Keep only the lines of the listing that include the word "LaTeX", and copy them.
— Start of SUPPLIED DATA —
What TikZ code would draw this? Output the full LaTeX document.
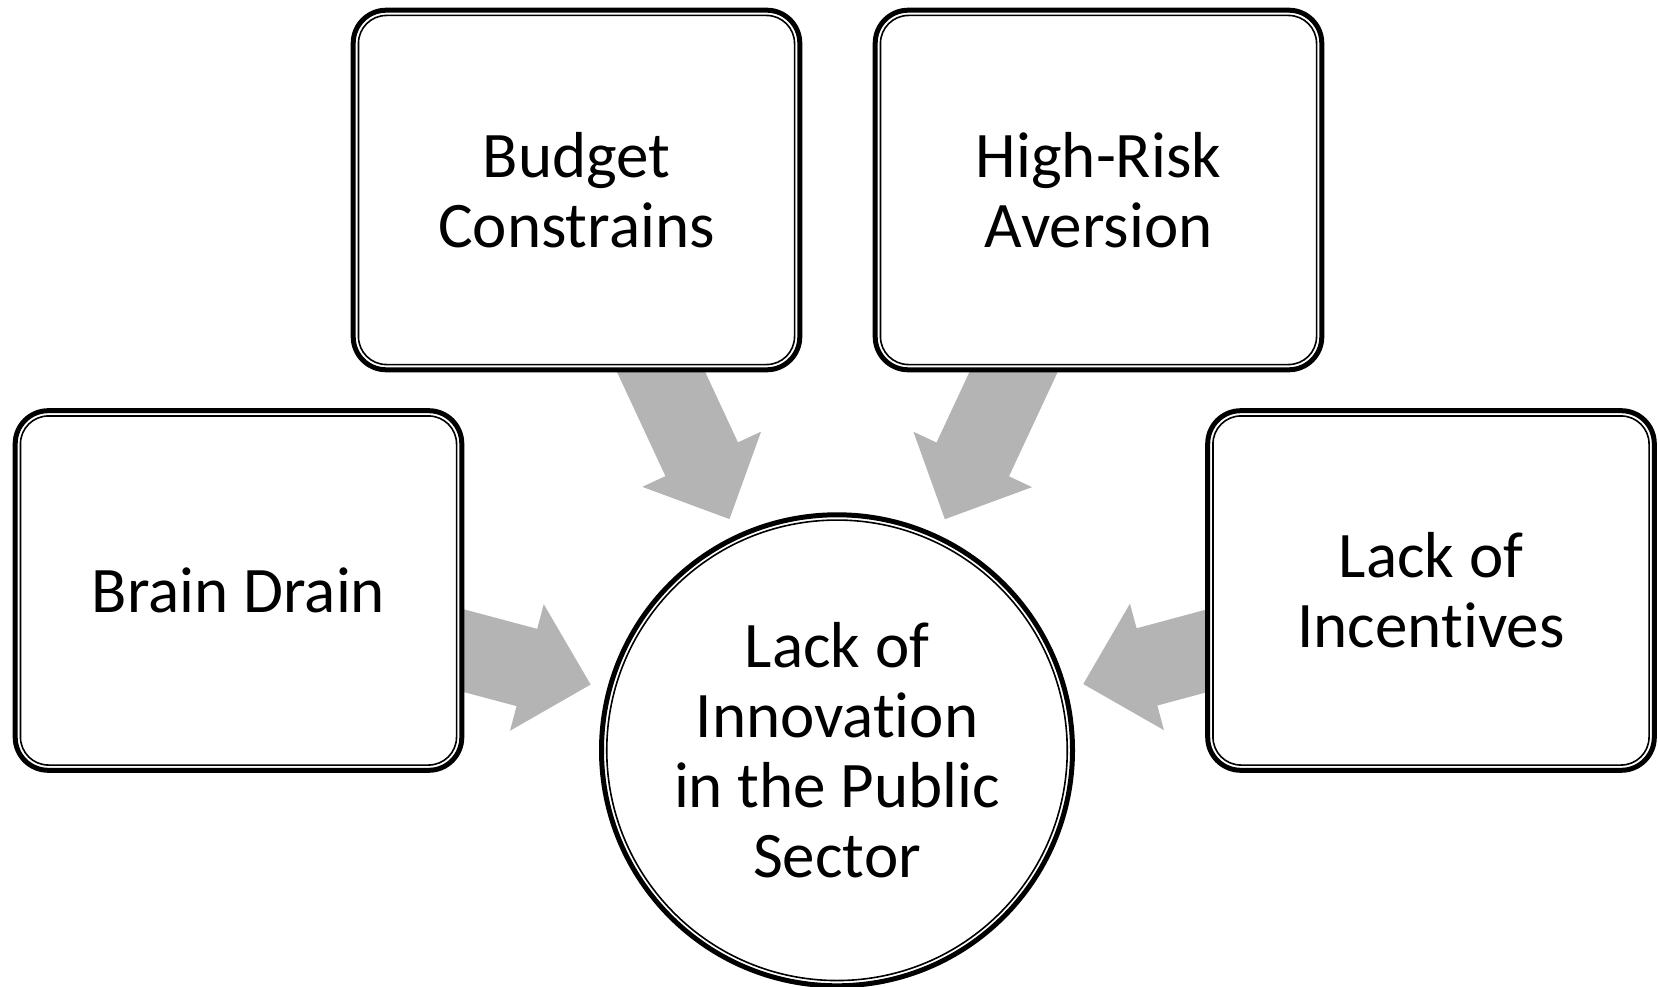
\documentclass[tikz,border=0pt]{standalone}
\usepackage{fontspec}
\setmainfont{Carlito}[Ligatures={NoCommon,NoRare},RawFeature={-liga;-dlig;-clig}]
\usetikzlibrary{calc}
\pgfdeclarelayer{background}
\pgfsetlayers{background,main}
\definecolor{arrowgray}{RGB}{180,180,180}
\tikzset{
  causebox/.style={rectangle, rounded corners=33pt, draw=black, line width=5pt, fill=white,
    minimum width=446.6pt, minimum height=359.6pt, outer sep=0pt, inner sep=0pt,
    align=center, font=\fontsize{65}{70}\selectfont},
  centercircle/.style={circle, draw=black, line width=5pt, fill=white,
    minimum size=471pt, outer sep=0pt, inner sep=0pt,
    align=center, font=\fontsize{65}{70}\selectfont},
  innerline/.style={draw=black, line width=1.6pt},
  blockarrow/.style={fill=arrowgray, draw=none},
}
\newcommand\myinnerbox[1]{%
  \draw[innerline, rounded corners=28pt] ([shift={(5.25pt,5.25pt)}]#1.south west) rectangle ([shift={(-5.25pt,-5.25pt)}]#1.north east);}
\newcommand\myarrow[2]{%
  \coordinate (tip) at ($(#2.center)!255pt!(#1.center)$);
  \coordinate (hb) at ($(tip)!66pt!(#1.center)$);
  \coordinate (tl) at ($(tip)!220pt!(#1.center)$);
  \fill[blockarrow] ($(tl)!40pt!90:(tip)$) -- ($(hb)!40pt!90:(tip)$) -- ($(hb)!65.5pt!90:(tip)$)
    -- (tip) -- ($(hb)!65.5pt!-90:(tip)$) -- ($(hb)!40pt!-90:(tip)$) -- ($(tl)!40pt!-90:(tip)$) -- cycle;}
\begin{document}
\begin{tikzpicture}[x=1pt,y=1pt]
  \useasboundingbox (0,0) rectangle (1658,-987);
  \node[causebox] (budget) at (576.5,-190) {Budget\\Constrains};
  \myinnerbox{budget}
  \node[causebox] (risk) at (1098.5,-190) {High-Risk\\Aversion};
  \myinnerbox{risk}
  \node[causebox] (brain) at (238.5,-590.5) {Brain Drain};
  \myinnerbox{brain}
  \node[causebox] (incent) at (1431,-590.5) {Lack of\\Incentives};
  \myinnerbox{incent}
  \node[centercircle] (core) at (837,-750.3) {Lack of\\Innovation\\in the Public\\Sector};
  \draw[innerline] (core.center) circle (230.25pt);
  \begin{pgfonlayer}{background}
    \myarrow{budget}{core}
    \myarrow{risk}{core}
    \myarrow{brain}{core}
    \myarrow{incent}{core}
  \end{pgfonlayer}
\end{tikzpicture}
\end{document}
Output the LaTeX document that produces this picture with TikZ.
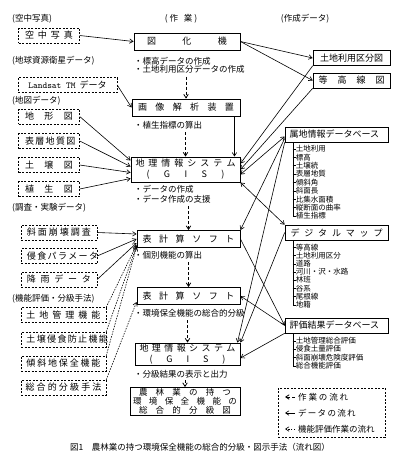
\documentclass[tikz,border=0pt]{standalone}
\usepackage{fontspec}
\newfontfamily\jp{Noto Sans CJK JP}
\usetikzlibrary{arrows.meta, positioning, calc}
\newcommand{\spaced}[2]{\makebox[#1][s]{#2}}
\tikzset{
    base/.style={font=\jp\fontsize{9}{11}\selectfont, inner sep=0pt, align=center},
    inbox/.style={base, draw, dash pattern=on 2pt off 1.5pt, minimum height=15pt},
    workbox/.style={base, draw, line width=0.9pt, minimum height=17pt},
    outbox/.style={base, draw, semithick, minimum height=15pt},
    head/.style={base, font=\jp\fontsize{8.5}{10}\selectfont},
    note/.style={head, anchor=west},
    item/.style={inner sep=0pt, anchor=west, font=\jp\fontsize{7.5}{8}\selectfont},
    flow/.style={-{Straight Barb[length=3.5pt,width=4.5pt]}, semithick},
    bothflow/.style={flow, {Straight Barb[length=3.5pt,width=4.5pt]}-{Straight Barb[length=3.5pt,width=4.5pt]}},
    stepflow/.style={flow, thick, dash pattern=on 3pt off 2pt},
    evalflow/.style={flow, dash pattern=on 1.5pt off 1.2pt}
}

\begin{document}
\begin{tikzpicture}[x=1pt, y=1pt]
    \useasboundingbox (0,0) rectangle (400,-466);

    % input data
    \node (h_air) [note] at (12,-19) {(空中写真)};
    \node (b_air) [inbox, minimum width=61pt] at (49,-35.5) {\spaced{48pt}{空 中 写 真}};
    \node (h_sat) [note] at (12,-61) {(地球資源衛星データ)};
    \node (b_sat) [inbox, minimum width=99pt] at (67.5,-85) {{\ttfamily Landsat TM}\ \ データ};
    \node (h_map) [note] at (12,-101) {(地図データ)};
    \node (b_topo) [inbox, minimum width=61pt] at (49,-116.5) {\spaced{48pt}{地 形 図}};
    \node (b_geol) [inbox, minimum width=61pt] at (49,-141) {\spaced{48pt}{表 層 地 質 図}};
    \node (b_soil) [inbox, minimum width=61pt] at (49,-165) {\spaced{48pt}{土 壌 図}};
    \node (b_veg) [inbox, minimum width=61pt] at (49,-189) {\spaced{48pt}{植 生 図}};
    \node (h_svy) [note] at (12,-208) {(調査・実験データ)};
    \node (b_slide) [inbox, minimum width=76pt] at (59,-232.5) {\spaced{64pt}{斜 面 崩 壊 調 査}};
    \node (b_erop) [inbox, minimum width=76pt] at (59,-256) {\spaced{64pt}{侵 食 パ ラ メ ー タ}};
    \node (b_rain) [inbox, minimum width=76pt] at (59,-279.5) {\spaced{64pt}{降 雨 デ ー タ}};
    \node (h_eval) [note] at (12,-299) {(機能評価・分級手法)};
    \node (b_land) [inbox, minimum width=85pt] at (63.5,-315) {\spaced{74pt}{土 地 管 理 機 能}};
    \node (b_soilp) [inbox, minimum width=85pt] at (63.5,-339.5) {\spaced{74pt}{土 壌 侵 食 防 止 機 能}};
    \node (b_slopep) [inbox, minimum width=85pt] at (63.5,-363.5) {\spaced{74pt}{傾 斜 地 保 全 機 能}};
    \node (b_total) [inbox, minimum width=85pt] at (63.5,-387.5) {\spaced{76pt}{総 合 的 分 級 手 法}};

    % work
    \node (h_work) [head] at (181,-19) {(\ 作\ \ \ 業\ )};
    \node (b_plot) [workbox, minimum width=106pt] at (187,-41.5) {\spaced{80pt}{図 化 機}};
    \node (n_elev) [note] at (134,-61) {・標高データの作成};
    \node (n_lu) [note] at (134,-69.5) {・土地利用区分データの作成};
    \node (b_img) [workbox, minimum width=108pt] at (186,-107.5) {\spaced{96pt}{画 像 解 析 装 置}};
    \node (n_ndvi) [note] at (134,-125) {・植生指標の算出};
    \node (b_gis1) [workbox, minimum width=109pt, minimum height=25pt] at (185.5,-169.5)
        {\spaced{100pt}{地 理 情 報 シ ス テ ム}\\ \spaced{78pt}{( G I S )}};
    \node (n_make) [note] at (134,-189.5) {・データの作成};
    \node (n_help) [note] at (134,-199) {・データ作成の支援};
    \node (b_calc1) [workbox, minimum width=103pt] at (188.5,-239) {\spaced{92pt}{表 計 算 ソ フ ト}};
    \node (n_each) [note] at (134,-255) {・個別機能の算出};
    \node (b_calc2) [workbox, minimum width=103pt] at (188.5,-296) {\spaced{92pt}{表 計 算 ソ フ ト}};
    \node (n_grade) [note] at (134,-313) {・環境保全機能の総合的分級};
    \node (b_gis2) [workbox, minimum width=105pt, minimum height=22pt] at (187.5,-354)
        {\spaced{96pt}{地 理 情 報 シ ス テ ム}\\ \spaced{76pt}{( G I S )}};
    \node (n_out) [note] at (134,-374) {・分級結果の表示と出力};
    \node (b_final) [workbox, minimum width=110pt, minimum height=28pt, font=\jp\fontsize{8.5}{8.8}\selectfont] at (185,-401.5)
        {\spaced{92pt}{農 林 業 の 持 つ}\\ \spaced{104pt}{環 境 保 全 機 能 の}\\ \spaced{92pt}{総 合 的 分 級 図}};

    % output data
    \node (h_out) [head] at (305,-19) {(作成データ)};
    \node (b_lu) [outbox, minimum width=77pt] at (351.5,-58) {土地利用区分図};
    \node (b_cont) [outbox, minimum width=77pt] at (351.5,-80.5) {\spaced{66pt}{等 高 線 図}};
    \node (b_db1) [outbox, minimum width=103pt] at (336.5,-134.5) {\spaced{94pt}{属地情報データベース}};
    \node (b_dmap) [outbox, minimum width=103pt] at (336.5,-232.5) {\spaced{92pt}{デ ジ タ ル マ ッ プ}};
    \node (b_db2) [outbox, minimum width=103pt] at (336.5,-325.5) {\spaced{94pt}{評価結果データベース}};

    % item lists
    \coordinate (t1) at ([xshift=8pt]b_db1.south west);
    \foreach \t [count=\i] in {土地利用, 標高, 土壌統, 表層地質, 傾斜角, 斜面長, 比集水面積, 縦断面の曲率, 植生指標}
        \node (a\i) [item] at ($(t1)+(3,{-6.5-8.4*(\i-1)})$) {\t};
    \draw (t1) |- (a9.west);
    \foreach \i in {1,...,8} \draw (t1 |- a\i.west) -- (a\i.west);

    \coordinate (t2) at ([xshift=8pt]b_dmap.south west);
    \foreach \t [count=\i] in {等高線, 土地利用区分, 道路, 河川・沢・水路, 林班, 谷系, 尾根線, 地籍}
        \node (d\i) [item] at ($(t2)+(3,{-7-8.2*(\i-1)})$) {\t};
    \draw (t2) |- (d8.west);
    \foreach \i in {1,...,7} \draw (t2 |- d\i.west) -- (d\i.west);

    \coordinate (t3) at ([xshift=8pt]b_db2.south west);
    \foreach \t [count=\i] in {土地管理総合評価, 侵食土量評価, 斜面崩壊危険度評価, 総合機能評価}
        \node (e\i) [item] at ($(t3)+(3,{-7.5-8.3*(\i-1)})$) {\t};
    \draw (t3) |- (e4.west);
    \foreach \i in {1,...,3} \draw (t3 |- e\i.west) -- (e\i.west);

    % work steps
    \draw [stepflow] ([yshift=-3pt]n_lu.south -| b_img.north) -- (b_img.north);
    \draw [stepflow] ([yshift=-3pt]n_ndvi.south -| b_gis1.north) -- (b_gis1.north);
    \draw [stepflow] ([yshift=-3pt]n_help.south -| b_calc1.north) -- (b_calc1.north);
    \draw [stepflow] ([yshift=-3pt]n_each.south -| b_calc2.north) -- (b_calc2.north);
    \draw [stepflow] ([yshift=-3pt]n_grade.south -| b_gis2.north) -- (b_gis2.north);
    \draw [stepflow] ([yshift=-2pt]n_out.south -| b_final.north) -- (b_final.north);

    % data from the left
    \draw [flow] (b_air.east) -- (b_plot.west);
    \draw [flow] (b_sat.east) -- (b_img.west);
    \draw [flow] ([xshift=-6pt]b_img.south east) -- ([xshift=-6pt]b_img.south east |- b_gis1.north);
    \draw [flow] (b_topo.east) -- ([yshift=9pt]b_gis1.west);
    \draw [flow] (b_geol.east) -- ([yshift=3pt]b_gis1.west);
    \draw [flow] (b_soil.east) -- ([yshift=-3pt]b_gis1.west);
    \draw [flow] (b_veg.east) -- ([yshift=-9pt]b_gis1.west);
    \draw [flow] (b_slide.east) -- ([yshift=5pt]b_calc1.west);
    \draw [flow] (b_erop.east) -- ([yshift=0pt]b_calc1.west);
    \draw [flow] (b_rain.east) -- ([yshift=-4pt]b_calc1.west);
    \draw [evalflow] (b_land.north east) -- ([yshift=-6pt]b_calc1.west);
    \draw [evalflow] (b_soilp.north east) -- ([yshift=-7pt]b_calc1.west);
    \draw [evalflow] (b_slopep.north east) -- ([yshift=-8pt]b_calc1.west);
    \draw [evalflow] (b_total.north east) -- ([yshift=-6pt]b_calc2.west);

    % data to the right
    \draw [flow] (b_plot.east) -- (b_lu.west);
    \draw [flow] (b_plot.east) -- (b_cont.west);
    \draw [flow] (b_lu.south west) -- ([yshift=6pt]b_gis1.east);
    \draw [flow] (b_cont.south west) -- ([yshift=0pt]b_gis1.east);
    \draw [bothflow] ([yshift=-5pt]b_gis1.east) -- ([yshift=-2pt]b_db1.west);
    \draw [bothflow] (b_gis1.south east) -- (b_dmap.north west);
    \draw [flow] ([yshift=-4pt]b_db1.west) -- (b_calc1.north east);
    \draw [flow] (b_db1.south west) -- ([xshift=-3pt]b_gis2.north east);
    \draw [flow] (b_dmap.west) -- (b_gis2.north east);
    \draw [flow] (b_calc1.east) -- (b_db2.west);
    \draw [flow] (b_db2.west) -- (b_calc2.east);
    \draw [flow] (b_db2.south west) -- ([yshift=-4pt]b_gis2.east);

    % legend
    \node (legend) [draw, dash pattern=on 2pt off 1.5pt, minimum width=107pt, minimum height=49pt] at (331.5,-412.5) {};
    \node (l_work) [note] at (298,-397) {\spaced{50pt}{作 業 の 流 れ}};
    \node (l_data) [note] at (298,-413) {\spaced{52pt}{デ ー タ の 流 れ}};
    \node (l_eval) [note] at (298,-429) {機能評価作業の流れ};
    \draw [stepflow] ([xshift=-3pt]l_work.west) -- ++(-10,0);
    \draw [flow] ([xshift=-3pt]l_data.west) -- ++(-10,0);
    \draw [evalflow] ([xshift=-3pt]l_eval.west) -- ++(-10,0);

    % caption
    \node (caption) [head, font=\jp\fontsize{8.5}{10}\selectfont] at (200,-447)
        {図1\quad 農林業の持つ環境保全機能の総合的分級・図示手法（流れ図）};
\end{tikzpicture}
\end{document}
— End of SUPPLIED DATA —
» **SOLUTION BELOW**
What TikZ code would draw this? Output the full LaTeX document.
Output the LaTeX document that produces this picture with TikZ.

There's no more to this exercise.